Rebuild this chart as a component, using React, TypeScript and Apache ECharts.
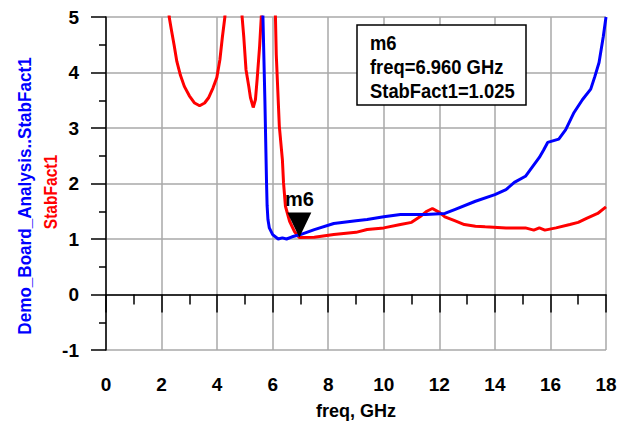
import React, { useEffect, useRef } from "react";
import * as echarts from "echarts";

const FONT = "'Liberation Sans', Arial, sans-serif";

// Blue: Demo_Board_Analysis..StabFact1
const blueFreq = [5.6, 5.65, 5.72, 5.78, 5.8, 5.83, 5.88, 6.0, 6.2, 6.35, 6.5, 6.7, 7.0, 7.5, 8.2, 9.0, 9.4, 10.0, 10.6, 11.5, 12.2, 12.55, 13.3, 14.0, 14.4, 14.7, 15.1, 15.35, 15.6, 15.75, 15.9, 16.3, 16.55, 16.85, 17.15, 17.45, 17.6, 17.75, 17.9, 18.0];
const blueVal = [5.6, 5.0, 3.5, 2.0, 1.6, 1.35, 1.2, 1.08, 1.0, 1.02, 1.0, 1.04, 1.08, 1.17, 1.28, 1.33, 1.35, 1.4, 1.44, 1.44, 1.46, 1.53, 1.68, 1.8, 1.89, 2.02, 2.13, 2.3, 2.47, 2.6, 2.74, 2.8, 2.97, 3.28, 3.51, 3.7, 3.93, 4.18, 4.64, 5.0];

// Red: StabFact1
const redFreq = [2.2, 2.275, 2.35, 2.45, 2.55, 2.68, 2.82, 3.0, 3.19, 3.37, 3.55, 3.7, 3.85, 3.99, 4.1, 4.19, 4.28, 4.35, 4.85, 4.9, 4.96, 5.04, 5.14, 5.2, 5.3, 5.38, 5.44, 5.53, 5.59, 5.65, 6.05, 6.1, 6.13, 6.24, 6.35, 6.39, 6.46, 6.61, 6.79, 6.96, 7.5, 8.2, 9.0, 9.4, 10.0, 10.6, 11.0, 11.3, 11.55, 11.75, 12.0, 12.2, 12.55, 12.9, 13.3, 13.65, 14.4, 15.1, 15.4, 15.6, 15.8, 16.2, 16.7, 17.0, 17.3, 17.7, 18.0];
const redVal = [5.6, 5.0, 4.78, 4.5, 4.2, 3.95, 3.75, 3.58, 3.45, 3.4, 3.45, 3.55, 3.72, 3.91, 4.23, 4.64, 5.0, 5.6, 5.6, 5.0, 4.64, 4.05, 3.75, 3.55, 3.37, 3.51, 3.87, 4.47, 5.0, 5.6, 5.6, 5.0, 4.32, 3.03, 2.43, 2.02, 1.59, 1.32, 1.13, 1.025, 1.03, 1.08, 1.12, 1.17, 1.2, 1.26, 1.3, 1.4, 1.5, 1.55, 1.48, 1.4, 1.33, 1.26, 1.23, 1.22, 1.2, 1.2, 1.16, 1.2, 1.16, 1.2, 1.26, 1.3, 1.37, 1.46, 1.58];

const xTicks = { min: 0, max: 18, interval: 2 };
const yTicks = { min: -1, max: 5, interval: 1 };

const markerFreq = 6.96;
const markerVal = 1.025;
const markerName = "m6";
const boxLines = ["m6", "freq=6.960 GHz", "StabFact1=1.025"];

export default function App() {
  const ref = useRef<HTMLDivElement>(null);
  useEffect(() => {
    if (!ref.current) return;
    const chart = echarts.init(ref.current, null, { renderer: "svg" });
    const gridColor = "#a8a8a8";
    const axisCommon = {
      axisLine: { show: true, lineStyle: { color: "#000", width: 1.5 } },
      splitLine: { show: true, lineStyle: { color: gridColor, width: 1.5 } },
      minorTick: { show: true, splitNumber: 2, lineStyle: { color: "#000", width: 1.5 } },
      axisLabel: { color: "#000", fontFamily: FONT, fontWeight: "bold", fontSize: 19 },
    };
    chart.setOption({
      animation: false,
      backgroundColor: "#fff",
      grid: { left: 106, right: 24, top: 17, bottom: 76, containLabel: false },
      xAxis: {
        type: "value",
        ...xTicks,
        ...axisCommon,
        axisTick: { show: true, length: 18, lineStyle: { color: "#000", width: 1.5 } },
        minorTick: { ...axisCommon.minorTick, length: 10 },
        axisLabel: { ...axisCommon.axisLabel, margin: 25 },
        name: "freq, GHz",
        nameLocation: "middle",
        nameGap: 52,
        nameTextStyle: { color: "#000", fontFamily: FONT, fontWeight: "bold", fontSize: 18 },
      },
      yAxis: {
        type: "value",
        ...yTicks,
        ...axisCommon,
        axisTick: { show: true, length: 15, lineStyle: { color: "#000", width: 1.5 } },
        minorTick: { ...axisCommon.minorTick, length: 7 },
        axisLabel: { ...axisCommon.axisLabel, margin: 27 },
      },
      series: [
        {
          type: "line",
          name: "Demo_Board_Analysis..StabFact1",
          data: blueFreq.map((f, i) => [f, blueVal[i]]),
          showSymbol: false,
          clip: true,
          lineStyle: { color: "#0000ff", width: 3 },
          itemStyle: { color: "#0000ff" },
          z: 3,
        },
        {
          type: "line",
          name: "StabFact1",
          data: redFreq.map((f, i) => [f, redVal[i]]),
          showSymbol: false,
          clip: true,
          lineStyle: { color: "#ff0000", width: 3 },
          itemStyle: { color: "#ff0000" },
          z: 2,
          markPoint: {
            symbol: "path://M0,0 L24,0 L12,25 Z",
            symbolSize: [24, 25],
            symbolOffset: [0, -12.5],
            symbolKeepAspect: false,
            itemStyle: { color: "#000" },
            label: {
              show: true,
              position: "top",
              distance: 4,
              formatter: markerName,
              color: "#000",
              fontFamily: FONT,
              fontWeight: "bold",
              fontSize: 20,
            },
            data: [{ coord: [markerFreq, markerVal] }],
            z: 10,
          },
        },
      ],
      graphic: [
        {
          type: "text",
          x: 25,
          y: 196,
          rotation: Math.PI / 2,
          scaleX: 0.9,
          style: {
            text: "Demo_Board_Analysis..StabFact1",
            fill: "#0000ff",
            font: `bold 19px ${FONT}`,
            align: "center",
            verticalAlign: "middle",
          },
        },
        {
          type: "text",
          x: 50,
          y: 192,
          rotation: Math.PI / 2,
          scaleX: 0.82,
          style: {
            text: "StabFact1",
            fill: "#ff0000",
            font: `bold 19px ${FONT}`,
            align: "center",
            verticalAlign: "middle",
          },
        },
        {
          type: "rect",
          shape: { x: 357, y: 25, width: 169, height: 80 },
          style: { fill: "#fff", stroke: "#000", lineWidth: 1.5 },
          z: 20,
        },
        ...boxLines.map((t, i) => ({
          type: "text",
          x: 370,
          y: 43 + i * 24,
          scaleX: 0.92,
          z: 21,
          style: {
            text: t,
            fill: "#000",
            font: `bold 20px ${FONT}`,
            align: "left",
            verticalAlign: "middle",
          },
        })),
      ],
    });
    return () => chart.dispose();
  }, []);
  return <div ref={ref} style={{ width: 630, height: 426, position: "absolute", left: 0, top: 0 }} />;
}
★ ★ ★
Everything from the top line of the data down to and including the line with "4.18, 4.64, 5.0];" is to be copied, except the pictures.

Rebuild this chart as a component, using React, TypeScript and Apache ECharts.
import React, { useEffect, useRef } from "react";
import * as echarts from "echarts";

const FONT = "'Liberation Sans', Arial, sans-serif";

// Blue: Demo_Board_Analysis..StabFact1
const blueFreq = [5.6, 5.65, 5.72, 5.78, 5.8, 5.83, 5.88, 6.0, 6.2, 6.35, 6.5, 6.7, 7.0, 7.5, 8.2, 9.0, 9.4, 10.0, 10.6, 11.5, 12.2, 12.55, 13.3, 14.0, 14.4, 14.7, 15.1, 15.35, 15.6, 15.75, 15.9, 16.3, 16.55, 16.85, 17.15, 17.45, 17.6, 17.75, 17.9, 18.0];
const blueVal = [5.6, 5.0, 3.5, 2.0, 1.6, 1.35, 1.2, 1.08, 1.0, 1.02, 1.0, 1.04, 1.08, 1.17, 1.28, 1.33, 1.35, 1.4, 1.44, 1.44, 1.46, 1.53, 1.68, 1.8, 1.89, 2.02, 2.13, 2.3, 2.47, 2.6, 2.74, 2.8, 2.97, 3.28, 3.51, 3.7, 3.93, 4.18, 4.64, 5.0];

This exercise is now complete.